Task details →
Retype each record below word for word. Leave the pictures out.
====== Exercise input ======
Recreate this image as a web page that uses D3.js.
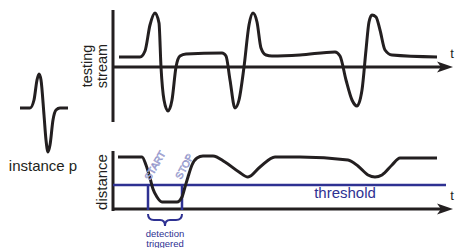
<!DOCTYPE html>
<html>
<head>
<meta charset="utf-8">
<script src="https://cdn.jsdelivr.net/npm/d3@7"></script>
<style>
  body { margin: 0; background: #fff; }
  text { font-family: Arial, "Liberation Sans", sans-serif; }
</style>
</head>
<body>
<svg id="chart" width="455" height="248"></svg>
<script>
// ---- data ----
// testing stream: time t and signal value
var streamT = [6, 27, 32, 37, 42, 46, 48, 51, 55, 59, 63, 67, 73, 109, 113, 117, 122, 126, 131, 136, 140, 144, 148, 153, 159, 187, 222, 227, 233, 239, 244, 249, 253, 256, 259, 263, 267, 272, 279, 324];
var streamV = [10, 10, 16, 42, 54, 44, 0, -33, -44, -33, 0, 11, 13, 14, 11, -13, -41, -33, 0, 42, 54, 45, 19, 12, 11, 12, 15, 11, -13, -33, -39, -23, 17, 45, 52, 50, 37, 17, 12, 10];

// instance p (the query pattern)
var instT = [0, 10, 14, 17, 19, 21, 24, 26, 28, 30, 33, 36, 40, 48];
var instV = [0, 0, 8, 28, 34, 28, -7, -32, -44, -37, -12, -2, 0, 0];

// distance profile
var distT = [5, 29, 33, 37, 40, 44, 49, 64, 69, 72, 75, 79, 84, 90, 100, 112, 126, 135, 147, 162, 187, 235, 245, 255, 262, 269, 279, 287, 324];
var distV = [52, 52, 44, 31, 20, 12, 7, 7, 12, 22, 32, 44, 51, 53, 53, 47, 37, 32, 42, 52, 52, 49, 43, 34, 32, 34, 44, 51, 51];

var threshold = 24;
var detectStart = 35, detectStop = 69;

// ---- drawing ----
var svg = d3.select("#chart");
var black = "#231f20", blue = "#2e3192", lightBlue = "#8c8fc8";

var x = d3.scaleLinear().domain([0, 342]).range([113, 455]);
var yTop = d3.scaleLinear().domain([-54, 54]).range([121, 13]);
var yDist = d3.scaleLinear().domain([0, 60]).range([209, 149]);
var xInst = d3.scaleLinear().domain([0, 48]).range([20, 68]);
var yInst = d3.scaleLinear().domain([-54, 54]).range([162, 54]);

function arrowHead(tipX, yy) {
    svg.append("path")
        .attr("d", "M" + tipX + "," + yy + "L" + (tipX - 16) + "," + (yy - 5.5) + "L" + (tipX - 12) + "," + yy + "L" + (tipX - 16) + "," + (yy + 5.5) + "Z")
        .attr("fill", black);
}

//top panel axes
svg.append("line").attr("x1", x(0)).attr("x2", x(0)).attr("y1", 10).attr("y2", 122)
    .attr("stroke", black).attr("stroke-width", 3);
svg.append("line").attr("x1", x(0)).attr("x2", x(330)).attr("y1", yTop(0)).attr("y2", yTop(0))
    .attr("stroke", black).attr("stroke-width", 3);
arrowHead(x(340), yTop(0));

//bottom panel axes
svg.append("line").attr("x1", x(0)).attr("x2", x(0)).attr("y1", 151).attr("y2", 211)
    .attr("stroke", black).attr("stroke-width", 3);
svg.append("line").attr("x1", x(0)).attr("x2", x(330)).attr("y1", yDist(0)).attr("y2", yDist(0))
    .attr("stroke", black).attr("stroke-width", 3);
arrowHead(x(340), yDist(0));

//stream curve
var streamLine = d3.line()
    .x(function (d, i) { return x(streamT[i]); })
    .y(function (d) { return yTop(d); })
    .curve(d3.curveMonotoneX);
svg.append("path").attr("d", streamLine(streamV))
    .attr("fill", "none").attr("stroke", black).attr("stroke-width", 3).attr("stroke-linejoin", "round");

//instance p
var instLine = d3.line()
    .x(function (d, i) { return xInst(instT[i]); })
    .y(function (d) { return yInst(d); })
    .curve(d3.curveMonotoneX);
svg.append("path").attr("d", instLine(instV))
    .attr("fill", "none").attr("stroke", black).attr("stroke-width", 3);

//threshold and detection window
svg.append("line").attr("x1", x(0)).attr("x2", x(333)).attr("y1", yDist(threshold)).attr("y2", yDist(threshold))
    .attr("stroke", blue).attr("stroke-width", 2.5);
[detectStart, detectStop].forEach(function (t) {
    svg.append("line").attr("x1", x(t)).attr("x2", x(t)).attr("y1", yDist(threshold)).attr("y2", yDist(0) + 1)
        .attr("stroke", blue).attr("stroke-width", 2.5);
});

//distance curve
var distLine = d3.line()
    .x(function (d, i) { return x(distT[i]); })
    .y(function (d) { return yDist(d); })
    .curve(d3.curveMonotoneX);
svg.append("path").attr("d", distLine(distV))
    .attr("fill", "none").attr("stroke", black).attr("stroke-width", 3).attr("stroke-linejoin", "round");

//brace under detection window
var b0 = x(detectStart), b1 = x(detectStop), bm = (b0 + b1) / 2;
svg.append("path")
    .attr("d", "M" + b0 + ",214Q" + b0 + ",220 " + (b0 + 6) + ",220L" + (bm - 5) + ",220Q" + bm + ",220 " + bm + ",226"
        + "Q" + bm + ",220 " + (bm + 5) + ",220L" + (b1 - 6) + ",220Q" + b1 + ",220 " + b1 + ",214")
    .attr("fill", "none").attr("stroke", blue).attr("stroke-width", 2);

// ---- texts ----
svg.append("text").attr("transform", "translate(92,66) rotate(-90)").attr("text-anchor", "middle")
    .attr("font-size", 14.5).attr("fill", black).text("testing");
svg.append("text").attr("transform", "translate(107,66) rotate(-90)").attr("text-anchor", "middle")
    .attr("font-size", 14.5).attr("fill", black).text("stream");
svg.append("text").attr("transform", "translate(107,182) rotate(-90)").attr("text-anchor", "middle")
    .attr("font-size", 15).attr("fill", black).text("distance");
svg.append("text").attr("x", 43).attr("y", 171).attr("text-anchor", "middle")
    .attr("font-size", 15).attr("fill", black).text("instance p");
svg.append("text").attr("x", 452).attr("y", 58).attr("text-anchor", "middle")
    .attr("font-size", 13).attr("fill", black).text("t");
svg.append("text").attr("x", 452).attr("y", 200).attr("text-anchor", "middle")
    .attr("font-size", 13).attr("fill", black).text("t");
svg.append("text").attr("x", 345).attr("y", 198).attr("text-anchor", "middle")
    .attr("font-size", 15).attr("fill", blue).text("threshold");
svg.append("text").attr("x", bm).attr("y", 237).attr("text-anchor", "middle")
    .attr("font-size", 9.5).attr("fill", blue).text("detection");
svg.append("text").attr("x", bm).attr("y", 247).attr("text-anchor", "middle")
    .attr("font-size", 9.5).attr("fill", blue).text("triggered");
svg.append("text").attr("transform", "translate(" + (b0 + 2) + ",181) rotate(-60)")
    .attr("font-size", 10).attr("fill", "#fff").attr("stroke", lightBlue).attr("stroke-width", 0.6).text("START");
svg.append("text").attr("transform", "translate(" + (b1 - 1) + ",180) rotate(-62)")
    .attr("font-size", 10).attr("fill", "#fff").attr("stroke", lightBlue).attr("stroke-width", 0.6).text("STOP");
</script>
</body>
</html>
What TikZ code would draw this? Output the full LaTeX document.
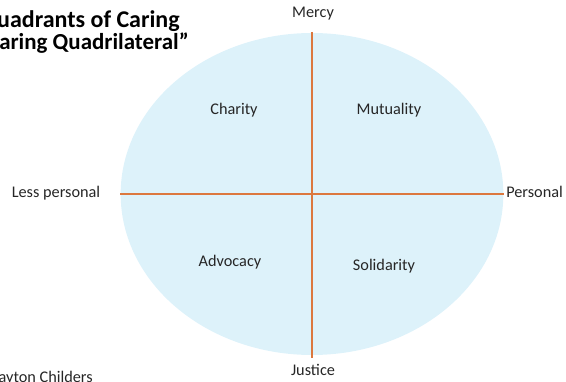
======
Right answer →
Recreate this image as a web page that uses D3.js.
<!DOCTYPE html>
<html>
<head>
<meta charset="utf-8">
<script src="https://cdn.jsdelivr.net/npm/d3@7"></script>
<style>
  body { margin: 0; background: #fff; }
  text { font-family: Arial, "Liberation Sans", sans-serif; }
</style>
</head>
<body>
<svg id="chart" width="455" height="248"></svg>
<script>
// ---- data ----
// testing stream: time t and signal value
var streamT = [6, 27, 32, 37, 42, 46, 48, 51, 55, 59, 63, 67, 73, 109, 113, 117, 122, 126, 131, 136, 140, 144, 148, 153, 159, 187, 222, 227, 233, 239, 244, 249, 253, 256, 259, 263, 267, 272, 279, 324];
var streamV = [10, 10, 16, 42, 54, 44, 0, -33, -44, -33, 0, 11, 13, 14, 11, -13, -41, -33, 0, 42, 54, 45, 19, 12, 11, 12, 15, 11, -13, -33, -39, -23, 17, 45, 52, 50, 37, 17, 12, 10];

// instance p (the query pattern)
var instT = [0, 10, 14, 17, 19, 21, 24, 26, 28, 30, 33, 36, 40, 48];
var instV = [0, 0, 8, 28, 34, 28, -7, -32, -44, -37, -12, -2, 0, 0];

// distance profile
var distT = [5, 29, 33, 37, 40, 44, 49, 64, 69, 72, 75, 79, 84, 90, 100, 112, 126, 135, 147, 162, 187, 235, 245, 255, 262, 269, 279, 287, 324];
var distV = [52, 52, 44, 31, 20, 12, 7, 7, 12, 22, 32, 44, 51, 53, 53, 47, 37, 32, 42, 52, 52, 49, 43, 34, 32, 34, 44, 51, 51];

var threshold = 24;
var detectStart = 35, detectStop = 69;

// ---- drawing ----
var svg = d3.select("#chart");
var black = "#231f20", blue = "#2e3192", lightBlue = "#8c8fc8";

var x = d3.scaleLinear().domain([0, 342]).range([113, 455]);
var yTop = d3.scaleLinear().domain([-54, 54]).range([121, 13]);
var yDist = d3.scaleLinear().domain([0, 60]).range([209, 149]);
var xInst = d3.scaleLinear().domain([0, 48]).range([20, 68]);
var yInst = d3.scaleLinear().domain([-54, 54]).range([162, 54]);

function arrowHead(tipX, yy) {
    svg.append("path")
        .attr("d", "M" + tipX + "," + yy + "L" + (tipX - 16) + "," + (yy - 5.5) + "L" + (tipX - 12) + "," + yy + "L" + (tipX - 16) + "," + (yy + 5.5) + "Z")
        .attr("fill", black);
}

//top panel axes
svg.append("line").attr("x1", x(0)).attr("x2", x(0)).attr("y1", 10).attr("y2", 122)
    .attr("stroke", black).attr("stroke-width", 3);
svg.append("line").attr("x1", x(0)).attr("x2", x(330)).attr("y1", yTop(0)).attr("y2", yTop(0))
    .attr("stroke", black).attr("stroke-width", 3);
arrowHead(x(340), yTop(0));

//bottom panel axes
svg.append("line").attr("x1", x(0)).attr("x2", x(0)).attr("y1", 151).attr("y2", 211)
    .attr("stroke", black).attr("stroke-width", 3);
svg.append("line").attr("x1", x(0)).attr("x2", x(330)).attr("y1", yDist(0)).attr("y2", yDist(0))
    .attr("stroke", black).attr("stroke-width", 3);
arrowHead(x(340), yDist(0));

//stream curve
var streamLine = d3.line()
    .x(function (d, i) { return x(streamT[i]); })
    .y(function (d) { return yTop(d); })
    .curve(d3.curveMonotoneX);
svg.append("path").attr("d", streamLine(streamV))
    .attr("fill", "none").attr("stroke", black).attr("stroke-width", 3).attr("stroke-linejoin", "round");

//instance p
var instLine = d3.line()
    .x(function (d, i) { return xInst(instT[i]); })
    .y(function (d) { return yInst(d); })
    .curve(d3.curveMonotoneX);
svg.append("path").attr("d", instLine(instV))
    .attr("fill", "none").attr("stroke", black).attr("stroke-width", 3);

//threshold and detection window
svg.append("line").attr("x1", x(0)).attr("x2", x(333)).attr("y1", yDist(threshold)).attr("y2", yDist(threshold))
    .attr("stroke", blue).attr("stroke-width", 2.5);
[detectStart, detectStop].forEach(function (t) {
    svg.append("line").attr("x1", x(t)).attr("x2", x(t)).attr("y1", yDist(threshold)).attr("y2", yDist(0) + 1)
        .attr("stroke", blue).attr("stroke-width", 2.5);
});

//distance curve
var distLine = d3.line()
    .x(function (d, i) { return x(distT[i]); })
    .y(function (d) { return yDist(d); })
    .curve(d3.curveMonotoneX);
svg.append("path").attr("d", distLine(distV))
    .attr("fill", "none").attr("stroke", black).attr("stroke-width", 3).attr("stroke-linejoin", "round");

//brace under detection window
var b0 = x(detectStart), b1 = x(detectStop), bm = (b0 + b1) / 2;
svg.append("path")
    .attr("d", "M" + b0 + ",214Q" + b0 + ",220 " + (b0 + 6) + ",220L" + (bm - 5) + ",220Q" + bm + ",220 " + bm + ",226"
        + "Q" + bm + ",220 " + (bm + 5) + ",220L" + (b1 - 6) + ",220Q" + b1 + ",220 " + b1 + ",214")
    .attr("fill", "none").attr("stroke", blue).attr("stroke-width", 2);

// ---- texts ----
svg.append("text").attr("transform", "translate(92,66) rotate(-90)").attr("text-anchor", "middle")
    .attr("font-size", 14.5).attr("fill", black).text("testing");
svg.append("text").attr("transform", "translate(107,66) rotate(-90)").attr("text-anchor", "middle")
    .attr("font-size", 14.5).attr("fill", black).text("stream");
svg.append("text").attr("transform", "translate(107,182) rotate(-90)").attr("text-anchor", "middle")
    .attr("font-size", 15).attr("fill", black).text("distance");
svg.append("text").attr("x", 43).attr("y", 171).attr("text-anchor", "middle")
    .attr("font-size", 15).attr("fill", black).text("instance p");
svg.append("text").attr("x", 452).attr("y", 58).attr("text-anchor", "middle")
    .attr("font-size", 13).attr("fill", black).text("t");
svg.append("text").attr("x", 452).attr("y", 200).attr("text-anchor", "middle")
    .attr("font-size", 13).attr("fill", black).text("t");
svg.append("text").attr("x", 345).attr("y", 198).attr("text-anchor", "middle")
    .attr("font-size", 15).attr("fill", blue).text("threshold");
svg.append("text").attr("x", bm).attr("y", 237).attr("text-anchor", "middle")
    .attr("font-size", 9.5).attr("fill", blue).text("detection");
svg.append("text").attr("x", bm).attr("y", 247).attr("text-anchor", "middle")
    .attr("font-size", 9.5).attr("fill", blue).text("triggered");
svg.append("text").attr("transform", "translate(" + (b0 + 2) + ",181) rotate(-60)")
    .attr("font-size", 10).attr("fill", "#fff").attr("stroke", lightBlue).attr("stroke-width", 0.6).text("START");
svg.append("text").attr("transform", "translate(" + (b1 - 1) + ",180) rotate(-62)")
    .attr("font-size", 10).attr("fill", "#fff").attr("stroke", lightBlue).attr("stroke-width", 0.6).text("STOP");
</script>
</body>
</html>
What TikZ code would draw this? Output the full LaTeX document.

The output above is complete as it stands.